Tether has set foot in another diversification plan that will help the stablecoin gain more traction around the world. Bloomberg reports that according to Tether CEO Paolo Ardoino, the business is looking toward prospects in traditional finance and commodity trading (TradFi).
The stablecoin reserves won’t be impacted by these ventures, which will be managed by a separate Tether investment department. Tether has spoken with a number of commodity-related businesses about potential US dollar loans.
The news was in tandem with a skyrocketing volume for USDT. At the press time, the trading volume for the stablecoin was at $69.8 billion, up over 55% as compared to the same time last day.
Tether’s US Dollar Loans Seem Highly Likable
Bloomberg in its report highlights that Tether’s proposition is especially appealing because its funding would not be subject to the same strict regulatory requirements as traditional lenders, possibly accelerating trades and payments.
Commodity trade finance has seen some penetration by private credit, and Tether, which reports having the necessary capital but does not release audited financial statements, claims to be able to participate. In July, Tether released its most recent financial certification, which showed $5.2 billion in earnings for the first half of 2024.
Tether’s New Diversification Stays Parallel To Its Growth
Tether’s current surge in trading volumes suggests that investors are likely taking the diversification plans in a good spirit. Following several volatility in prior years, the demand of Tether, or USDT, has steadily increased relative to the US dollar since 2020, fulfilling its intended purpose.
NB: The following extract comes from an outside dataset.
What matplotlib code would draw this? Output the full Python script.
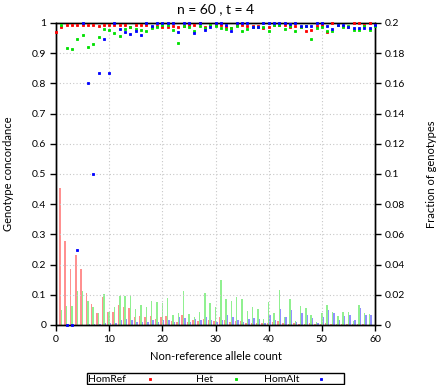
import numpy as np
import matplotlib
matplotlib.use("Agg")
import matplotlib.pyplot as plt
from matplotlib.lines import Line2D
from matplotlib.patches import Rectangle

plt.rcParams['font.family'] = ['Lato', 'DejaVu Sans']

nan = np.nan
allele_count = list(range(61))

conc_homref = [0.970, 0.988, 0.993, 0.993, 0.993, 0.993, 0.993, 0.993, 0.991, 0.994,
               0.995, 0.993, 0.995, 0.995, 0.988, 0.992, 0.993, 0.994, 0.986, 0.990,
               0.988, 0.988, 0.990, 0.986, 0.990, 0.993, 0.993, 1.000, 0.988, 0.994,
               0.995, 0.995, 0.988, 0.984, 0.995, 0.993, 0.990, 0.990, 0.990, 0.985,
               0.988, 0.995, 0.995, 0.993, 0.988, 0.990, 0.988, 0.972, 0.978, 0.990,
               0.993, 0.969, 1.000, 0.995, 0.990, 0.988, 1.000, 1.000, 0.995, 1.000,
               0.995]
conc_het = [nan, 0.995, 0.918, 0.913, 0.947, 0.959, 0.920, 0.930, 0.953, 0.979,
            0.976, 0.968, 0.957, 0.979, 0.986, 0.979, 0.978, 0.973, 0.984, 0.987,
            0.993, 0.993, 0.976, 0.934, 0.990, 0.988, 0.973, 0.990, 0.985, 0.995,
            0.990, 0.985, 0.981, 0.982, 0.990, 0.974, 0.981, 0.988, 0.988, 0.987,
            0.972, 0.995, 0.994, 0.981, 0.990, 0.972, 0.988, 0.990, 0.946, 0.983,
            0.987, 0.974, 0.972, 0.995, 0.988, 0.990, 0.978, 0.978, 0.990, 0.978,
            0.990]
conc_homalt = [nan, nan, 0.0, 0.0, 0.25, 1.0, 0.8, 0.5, 0.833, 0.946,
               0.833, 1.0, 0.981, 0.970, 0.962, 0.972, 0.960, 1.0, 0.990, 1.0,
               1.0, 1.0, 1.0, 0.970, 1.0, 1.0, 0.967, 1.0, 0.978, 0.988,
               1.0, 1.0, 0.994, 0.974, 1.0, 1.0, 1.0, 0.988, 0.988, 1.0,
               1.0, 1.0, 1.0, 1.0, 0.996, 1.0, 0.990, 0.991, 0.990, 1.0,
               1.0, 0.990, 0.981, 0.995, 0.994, 0.988, 0.985, 0.985, 0.985, 0.985,
               0.995]

frac_homref = [0.0, 0.091, 0.0555, 0.037, 0.0464, 0.037, 0.0214, 0.0139, 0.0081, 0.0183,
               0.0083, 0.0083, 0.0132, 0.012, 0.011, 0.005, 0.006, 0.005, 0.006, 0.004,
               0.005, 0.006, 0.0026, 0.002, 0.0066, 0.002, 0.003, 0.0025, 0.0042, 0.003,
               0.0025, 0.005, 0.003, 0.002, 0.0025, 0.0025, 0.0015, 0.0015, 0.001, 0.001,
               0.001, 0.002, 0.0025, 0.001, 0.0008, 0.001, 0.0008, 0.0008, 0.001, 0.0008,
               0.0008, 0.001, 0.0008, 0.0005, 0.0005, 0.0005, 0.0005, 0.0008, 0.0005, 0.0003,
               0.0003]
frac_het = [0.0, 0.0099, 0.0126, 0.0126, 0.0225, 0.0225, 0.0159, 0.0117, 0.0082, 0.0203,
            0.0083, 0.0117, 0.0194, 0.0192, 0.0192, 0.0104, 0.013, 0.0117, 0.0161, 0.015,
            0.0146, 0.0177, 0.0066, 0.0077, 0.0225, 0.007, 0.005, 0.0084, 0.0214, 0.0148,
            0.0121, 0.0298, 0.017, 0.0161, 0.0183, 0.0172, 0.0093, 0.0117, 0.0104, 0.0038,
            0.0152, 0.008, 0.0232, 0.0055, 0.0172, 0.0026, 0.0126, 0.0115, 0.0066, 0.0021,
            0.0077, 0.0132, 0.0088, 0.0059, 0.0088, 0.0084, 0.0028, 0.013, 0.0077, 0.0073,
            0.0]
frac_homalt = [0.0, 0.0, 0.0002, 0.0002, 0.0003, 0.0003, 0.0004, 0.0004, 0.0005, 0.001,
               0.001, 0.0015, 0.003, 0.004, 0.003, 0.002, 0.002, 0.002, 0.003, 0.002,
               0.003, 0.003, 0.002, 0.005, 0.0045, 0.002, 0.004, 0.0035, 0.0055, 0.003,
               0.002, 0.003, 0.0066, 0.005, 0.0035, 0.002, 0.004, 0.0045, 0.004, 0.001,
               0.0066, 0.0035, 0.0108, 0.005, 0.0099, 0.002, 0.0082, 0.0066, 0.0044, 0.001,
               0.0055, 0.0099, 0.0077, 0.0035, 0.0062, 0.0066, 0.003, 0.011, 0.0066, 0.0066,
               0.0]

series = ["HomRef", "Het", "HomAlt"]
point_colors = ["#ff0000", "#00e000", "#0000ff"]
bar_colors = ["#ff9090", "#90f090", "#9090ff"]

fig = plt.figure(figsize=(4.4, 3.85), dpi=100)
ax = fig.add_axes([56/440, 1-325/385, (375-56)/440, (325-23)/385])
ax2 = ax.twinx()

x = np.array(allele_count, dtype=float)
w = 0.27
for off, vals, c in zip([-w, 0.0, w], [frac_homref, frac_het, frac_homalt], bar_colors):
    ax2.bar(x + off, vals, width=w, color=c, linewidth=0, zorder=1)

for vals, c in zip([conc_homref, conc_het, conc_homalt], point_colors):
    ax.plot(x, vals, linestyle='none', marker='s', ms=2.0, mec=c, mew=0.6, mfc=c,
            clip_on=False, zorder=5)

ax.set_zorder(ax2.get_zorder() + 1)
ax.patch.set_visible(False)

ax.set_xlim(0, 60)
ax.set_ylim(0, 1)
ax2.set_ylim(0, 0.2)
ax.set_xticks(range(0, 61, 10))
ax.set_yticks(np.arange(0, 1.01, 0.1))
ax.set_yticklabels(['0', '0.1', '0.2', '0.3', '0.4', '0.5', '0.6', '0.7', '0.8', '0.9', '1'])
ax2.set_yticks(np.arange(0, 0.201, 0.02))
ax2.set_yticklabels(['0', '0.02', '0.04', '0.06', '0.08', '0.1', '0.12', '0.14', '0.16', '0.18', '0.2'])

ax.grid(True, color='#c8c8c8', linestyle=(0, (1, 2)), linewidth=0.8)
ax.set_axisbelow(True)

for a in (ax, ax2):
    a.tick_params(direction='out', length=4, width=1, labelsize=7.5, pad=3, color='black')
    for s in a.spines.values():
        s.set_linewidth(1.0)

ax.set_xlabel("Non-reference allele count", fontsize=8, labelpad=5)
ax.set_ylabel("Genotype concordance", fontsize=8, labelpad=13)
ax2.set_ylabel("Fraction of genotypes", fontsize=8, labelpad=15)
ax.set_title("n = 60 , t = 4", fontsize=10, pad=7)

# key box below the plot
fig.add_artist(Rectangle((87/440, 1-384/385), (344-87)/440, 11/385, transform=fig.transFigure,
                         fill=False, edgecolor='black', linewidth=1.0))
text_right = [126, 213, 299]
mark_x = [150, 236, 321]
for lab, c, tr, mx in zip(series, point_colors, text_right, mark_x):
    fig.text(tr/440, 1-379/385, lab, ha='right', va='center', fontsize=7.5)
    fig.add_artist(Line2D([mx/440], [1-379/385], marker='s', ms=2.0, mec=c, mew=0.6, mfc=c,
                          linestyle='none', transform=fig.transFigure))

fig.savefig("out.png", dpi=100)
At present, it stands as one of the most liked stablecoin in the market. This essentially implies that one Tether will almost always be equivalent to one US dollar. What makes a stablecoin unique is its relative stability, which is particularly crucial for decentralized lending and borrowing, in contrast to the price evolution of other cryptocurrencies.
Why Are Stablecoins Gaining Popularity Across the Globe?
Stablecoins function as a link between the worlds of cryptocurrencies and traditional finance, functioning as “cash” in the context of the former. Stablecoins’ increasing market capitalization suggests that traditional finance is putting more money into the cryptocurrency space, which is increasing the amount of liquidity in the market.
This explains the clear relationship between the rise and fall in the market capitalization of cryptocurrencies and their bull and bear cycles. In bull markets, the market capitalization increases as more money enters the ecosystem. On the other hand, in bear markets, capital leaves the cryptocurrency ecosystem and market capitalization declines.